Return only those lines from the line containing "Clone this chart in matplotlib." to the line containing "color='#ff0000', edgecolor='#333333', linewidth=0.8)", both included, and please omit the pictures.
┌────────
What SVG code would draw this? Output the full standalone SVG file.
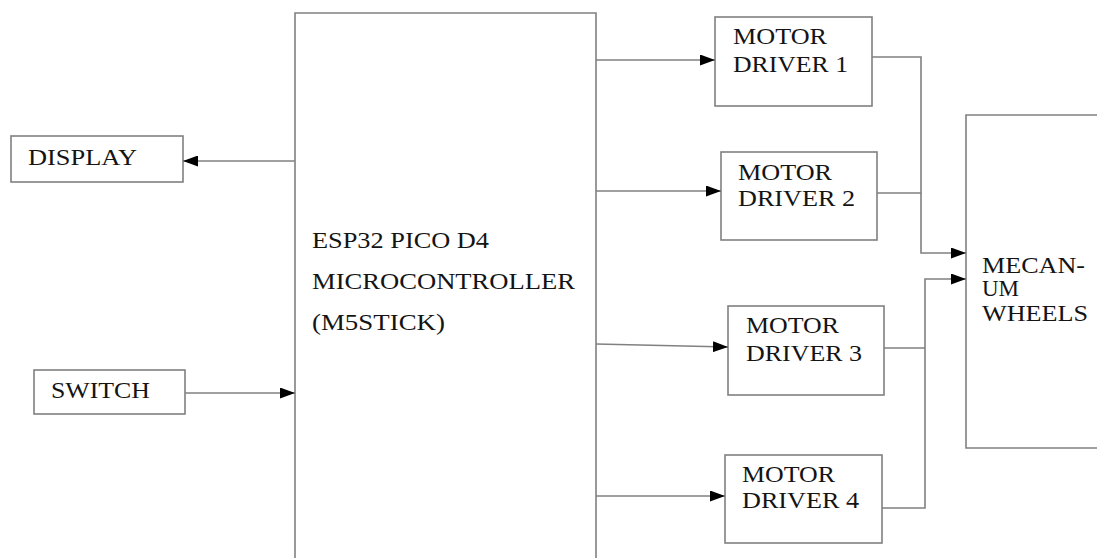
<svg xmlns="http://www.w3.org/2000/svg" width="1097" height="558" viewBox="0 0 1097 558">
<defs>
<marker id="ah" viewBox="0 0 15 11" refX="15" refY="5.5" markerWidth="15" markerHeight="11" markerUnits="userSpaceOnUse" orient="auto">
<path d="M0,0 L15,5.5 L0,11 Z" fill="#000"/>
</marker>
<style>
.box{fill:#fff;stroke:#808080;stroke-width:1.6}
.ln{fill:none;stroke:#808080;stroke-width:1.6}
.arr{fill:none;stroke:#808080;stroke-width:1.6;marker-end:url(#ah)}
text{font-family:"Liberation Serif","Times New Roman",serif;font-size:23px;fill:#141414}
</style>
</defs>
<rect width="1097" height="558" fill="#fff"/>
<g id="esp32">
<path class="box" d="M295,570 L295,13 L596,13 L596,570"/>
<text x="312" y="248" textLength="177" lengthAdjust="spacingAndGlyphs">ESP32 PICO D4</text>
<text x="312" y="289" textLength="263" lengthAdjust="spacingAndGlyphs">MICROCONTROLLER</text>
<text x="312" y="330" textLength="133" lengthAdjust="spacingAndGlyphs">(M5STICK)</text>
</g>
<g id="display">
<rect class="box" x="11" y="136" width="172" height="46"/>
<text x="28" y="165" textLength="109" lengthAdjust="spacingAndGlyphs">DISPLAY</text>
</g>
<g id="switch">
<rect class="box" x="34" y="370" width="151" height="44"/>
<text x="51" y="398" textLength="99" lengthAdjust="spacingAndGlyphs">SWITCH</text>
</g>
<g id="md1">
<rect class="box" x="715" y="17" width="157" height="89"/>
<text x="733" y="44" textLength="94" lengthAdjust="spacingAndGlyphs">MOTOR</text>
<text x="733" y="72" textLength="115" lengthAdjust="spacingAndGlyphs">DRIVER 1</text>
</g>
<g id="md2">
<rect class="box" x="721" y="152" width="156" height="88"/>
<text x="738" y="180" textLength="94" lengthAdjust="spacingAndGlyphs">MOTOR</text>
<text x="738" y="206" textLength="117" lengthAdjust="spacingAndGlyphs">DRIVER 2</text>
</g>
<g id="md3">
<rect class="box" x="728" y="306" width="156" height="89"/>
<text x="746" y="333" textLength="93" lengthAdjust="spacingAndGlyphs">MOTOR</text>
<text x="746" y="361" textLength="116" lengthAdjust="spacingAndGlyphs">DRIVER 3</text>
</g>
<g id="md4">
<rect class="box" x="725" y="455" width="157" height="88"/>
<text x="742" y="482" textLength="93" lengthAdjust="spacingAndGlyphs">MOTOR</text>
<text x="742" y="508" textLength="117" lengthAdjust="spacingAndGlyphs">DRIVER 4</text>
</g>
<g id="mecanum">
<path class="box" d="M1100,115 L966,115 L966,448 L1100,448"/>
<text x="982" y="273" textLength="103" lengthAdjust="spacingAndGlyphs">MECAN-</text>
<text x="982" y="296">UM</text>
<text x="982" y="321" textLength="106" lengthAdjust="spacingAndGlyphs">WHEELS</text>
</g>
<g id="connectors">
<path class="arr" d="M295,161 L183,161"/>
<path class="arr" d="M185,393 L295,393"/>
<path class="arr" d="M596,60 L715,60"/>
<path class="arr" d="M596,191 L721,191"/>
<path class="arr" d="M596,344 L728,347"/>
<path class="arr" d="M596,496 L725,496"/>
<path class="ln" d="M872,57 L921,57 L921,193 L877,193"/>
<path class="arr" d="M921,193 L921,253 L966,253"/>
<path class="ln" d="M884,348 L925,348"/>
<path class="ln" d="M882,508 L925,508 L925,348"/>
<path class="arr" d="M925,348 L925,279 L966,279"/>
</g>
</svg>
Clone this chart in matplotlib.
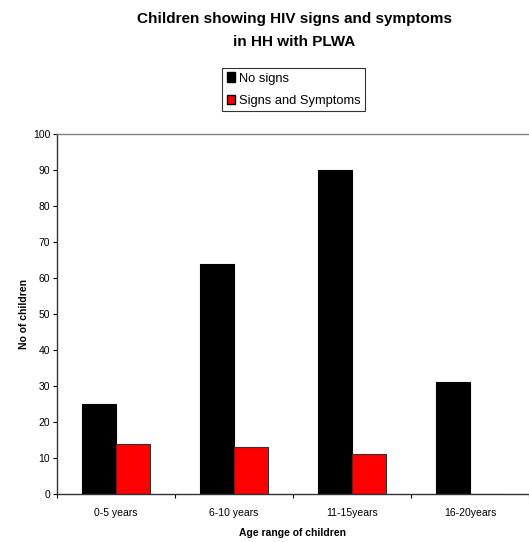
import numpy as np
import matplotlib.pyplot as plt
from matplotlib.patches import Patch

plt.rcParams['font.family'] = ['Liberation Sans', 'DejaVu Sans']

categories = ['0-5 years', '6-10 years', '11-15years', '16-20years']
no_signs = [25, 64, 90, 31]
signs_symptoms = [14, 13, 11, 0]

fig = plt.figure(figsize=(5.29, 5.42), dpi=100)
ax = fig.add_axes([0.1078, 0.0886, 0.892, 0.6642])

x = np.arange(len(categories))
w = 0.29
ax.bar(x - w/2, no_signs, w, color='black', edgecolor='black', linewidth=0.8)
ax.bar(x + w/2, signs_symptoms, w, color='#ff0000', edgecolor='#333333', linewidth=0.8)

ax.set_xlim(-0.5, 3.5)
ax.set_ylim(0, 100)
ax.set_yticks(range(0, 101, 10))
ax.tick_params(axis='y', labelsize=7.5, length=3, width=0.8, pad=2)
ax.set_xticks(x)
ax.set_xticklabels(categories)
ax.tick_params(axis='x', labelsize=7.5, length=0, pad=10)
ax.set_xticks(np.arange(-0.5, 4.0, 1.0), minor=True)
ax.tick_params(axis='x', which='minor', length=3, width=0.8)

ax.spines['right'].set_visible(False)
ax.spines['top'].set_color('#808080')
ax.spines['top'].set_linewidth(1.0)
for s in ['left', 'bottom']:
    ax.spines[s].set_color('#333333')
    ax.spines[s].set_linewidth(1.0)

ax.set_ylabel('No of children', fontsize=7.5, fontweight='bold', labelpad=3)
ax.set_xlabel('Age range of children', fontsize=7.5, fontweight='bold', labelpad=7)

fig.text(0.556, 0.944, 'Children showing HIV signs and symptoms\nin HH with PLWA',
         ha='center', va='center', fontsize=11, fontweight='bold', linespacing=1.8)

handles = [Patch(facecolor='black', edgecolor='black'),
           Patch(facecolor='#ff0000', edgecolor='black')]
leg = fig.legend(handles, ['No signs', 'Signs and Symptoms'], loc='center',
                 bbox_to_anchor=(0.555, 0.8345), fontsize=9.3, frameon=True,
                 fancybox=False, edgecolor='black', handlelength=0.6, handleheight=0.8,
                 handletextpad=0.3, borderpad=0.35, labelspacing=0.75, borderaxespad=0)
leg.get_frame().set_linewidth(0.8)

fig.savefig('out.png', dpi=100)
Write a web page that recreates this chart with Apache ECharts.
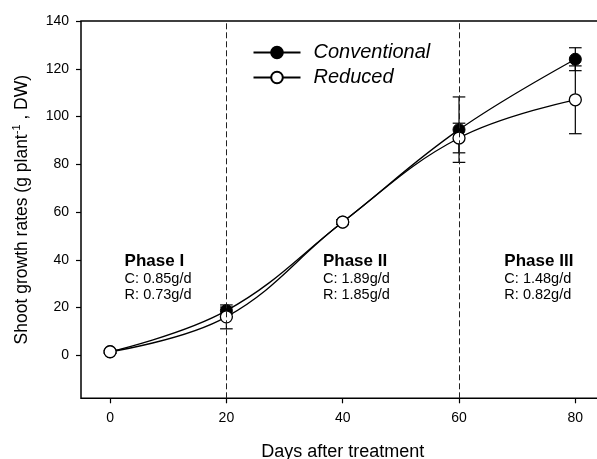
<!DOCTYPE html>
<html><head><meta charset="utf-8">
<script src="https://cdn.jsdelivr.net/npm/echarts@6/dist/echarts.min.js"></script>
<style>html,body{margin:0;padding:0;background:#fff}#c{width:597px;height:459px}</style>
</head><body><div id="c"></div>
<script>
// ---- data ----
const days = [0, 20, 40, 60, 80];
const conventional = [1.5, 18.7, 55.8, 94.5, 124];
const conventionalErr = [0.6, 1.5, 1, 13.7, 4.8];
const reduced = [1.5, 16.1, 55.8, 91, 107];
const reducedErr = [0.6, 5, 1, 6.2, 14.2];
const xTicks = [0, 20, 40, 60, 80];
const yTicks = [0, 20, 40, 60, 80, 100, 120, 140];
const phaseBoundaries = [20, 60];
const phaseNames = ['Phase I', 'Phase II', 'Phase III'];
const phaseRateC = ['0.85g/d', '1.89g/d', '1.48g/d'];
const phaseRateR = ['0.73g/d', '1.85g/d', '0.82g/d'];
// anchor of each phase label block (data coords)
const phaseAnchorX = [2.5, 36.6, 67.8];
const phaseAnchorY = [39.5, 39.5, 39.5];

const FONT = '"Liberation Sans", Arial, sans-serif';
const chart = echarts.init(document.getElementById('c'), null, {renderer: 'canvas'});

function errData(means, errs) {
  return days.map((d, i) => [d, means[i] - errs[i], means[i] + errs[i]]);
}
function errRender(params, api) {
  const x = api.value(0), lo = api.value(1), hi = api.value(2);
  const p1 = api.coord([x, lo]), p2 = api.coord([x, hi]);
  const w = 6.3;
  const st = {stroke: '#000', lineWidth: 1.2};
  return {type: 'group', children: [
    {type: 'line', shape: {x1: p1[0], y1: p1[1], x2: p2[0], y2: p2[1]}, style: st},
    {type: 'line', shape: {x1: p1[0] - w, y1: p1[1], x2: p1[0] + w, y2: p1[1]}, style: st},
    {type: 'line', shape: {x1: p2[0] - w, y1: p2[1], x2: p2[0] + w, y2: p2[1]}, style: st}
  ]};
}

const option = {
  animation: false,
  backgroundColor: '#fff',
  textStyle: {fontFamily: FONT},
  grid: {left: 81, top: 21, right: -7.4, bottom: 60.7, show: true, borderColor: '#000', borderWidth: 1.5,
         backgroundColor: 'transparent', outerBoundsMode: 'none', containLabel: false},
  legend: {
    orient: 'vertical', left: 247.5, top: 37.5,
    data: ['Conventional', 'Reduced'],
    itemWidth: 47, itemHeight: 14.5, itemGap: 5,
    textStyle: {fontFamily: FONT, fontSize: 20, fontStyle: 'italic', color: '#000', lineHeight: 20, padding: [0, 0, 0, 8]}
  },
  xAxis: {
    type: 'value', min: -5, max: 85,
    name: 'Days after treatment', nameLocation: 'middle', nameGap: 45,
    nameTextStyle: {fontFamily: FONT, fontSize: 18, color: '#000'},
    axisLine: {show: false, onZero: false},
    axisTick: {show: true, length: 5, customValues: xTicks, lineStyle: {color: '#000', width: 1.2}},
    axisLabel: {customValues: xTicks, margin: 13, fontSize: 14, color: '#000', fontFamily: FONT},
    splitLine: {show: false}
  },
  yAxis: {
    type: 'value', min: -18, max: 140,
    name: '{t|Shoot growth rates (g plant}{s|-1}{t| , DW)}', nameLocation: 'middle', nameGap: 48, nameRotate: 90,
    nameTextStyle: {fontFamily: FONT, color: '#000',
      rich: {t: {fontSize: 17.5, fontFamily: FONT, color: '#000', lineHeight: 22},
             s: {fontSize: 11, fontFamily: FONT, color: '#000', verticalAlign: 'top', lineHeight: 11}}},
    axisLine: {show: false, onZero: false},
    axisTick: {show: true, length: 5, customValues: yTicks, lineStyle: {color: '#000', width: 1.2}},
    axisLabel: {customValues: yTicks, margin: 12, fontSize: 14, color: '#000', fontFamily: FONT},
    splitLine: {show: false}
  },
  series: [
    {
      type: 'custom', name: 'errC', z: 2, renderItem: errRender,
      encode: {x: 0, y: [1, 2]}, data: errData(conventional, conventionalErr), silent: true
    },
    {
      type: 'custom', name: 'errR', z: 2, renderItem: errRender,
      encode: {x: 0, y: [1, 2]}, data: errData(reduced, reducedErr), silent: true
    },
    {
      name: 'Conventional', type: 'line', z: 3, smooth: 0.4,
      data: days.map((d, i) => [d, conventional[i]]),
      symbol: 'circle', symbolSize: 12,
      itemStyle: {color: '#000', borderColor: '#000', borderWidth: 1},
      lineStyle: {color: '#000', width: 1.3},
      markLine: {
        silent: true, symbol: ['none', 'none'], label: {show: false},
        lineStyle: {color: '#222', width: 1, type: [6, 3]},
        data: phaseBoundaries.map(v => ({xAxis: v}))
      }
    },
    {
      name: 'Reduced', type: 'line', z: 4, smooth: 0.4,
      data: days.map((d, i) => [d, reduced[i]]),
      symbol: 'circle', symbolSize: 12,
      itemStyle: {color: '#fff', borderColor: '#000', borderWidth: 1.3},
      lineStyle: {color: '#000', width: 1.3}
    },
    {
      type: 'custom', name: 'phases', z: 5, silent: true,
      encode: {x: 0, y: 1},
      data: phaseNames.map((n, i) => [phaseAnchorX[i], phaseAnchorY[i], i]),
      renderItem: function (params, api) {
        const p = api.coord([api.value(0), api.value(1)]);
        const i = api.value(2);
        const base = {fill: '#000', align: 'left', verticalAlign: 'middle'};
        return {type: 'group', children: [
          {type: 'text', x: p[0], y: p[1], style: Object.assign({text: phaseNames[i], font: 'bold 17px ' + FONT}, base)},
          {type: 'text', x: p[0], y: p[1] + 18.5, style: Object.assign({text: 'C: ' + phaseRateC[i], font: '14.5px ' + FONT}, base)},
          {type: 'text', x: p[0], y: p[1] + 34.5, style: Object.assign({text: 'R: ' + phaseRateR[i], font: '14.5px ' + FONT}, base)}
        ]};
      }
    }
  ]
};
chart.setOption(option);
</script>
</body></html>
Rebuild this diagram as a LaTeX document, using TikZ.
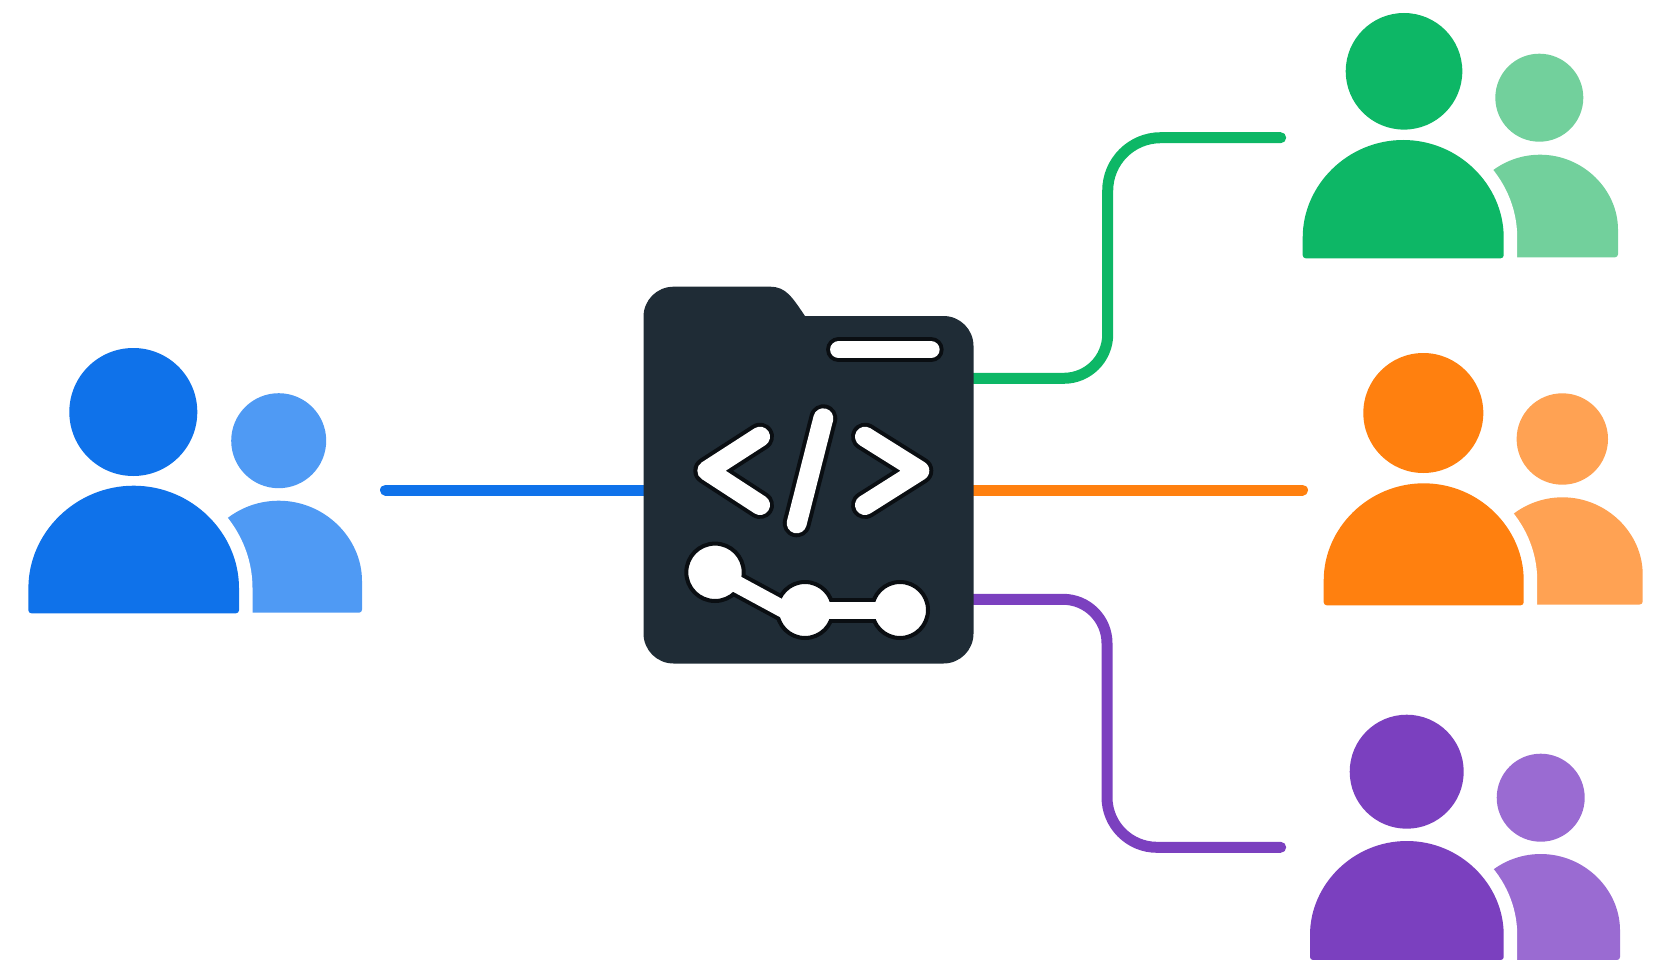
└────────
**Exercise result:**
Clone this chart in matplotlib.
import numpy as np
import matplotlib.pyplot as plt
from matplotlib.patches import Patch

plt.rcParams['font.family'] = ['Liberation Sans', 'DejaVu Sans']

categories = ['0-5 years', '6-10 years', '11-15years', '16-20years']
no_signs = [25, 64, 90, 31]
signs_symptoms = [14, 13, 11, 0]

fig = plt.figure(figsize=(5.29, 5.42), dpi=100)
ax = fig.add_axes([0.1078, 0.0886, 0.892, 0.6642])

x = np.arange(len(categories))
w = 0.29
ax.bar(x - w/2, no_signs, w, color='black', edgecolor='black', linewidth=0.8)
ax.bar(x + w/2, signs_symptoms, w, color='#ff0000', edgecolor='#333333', linewidth=0.8)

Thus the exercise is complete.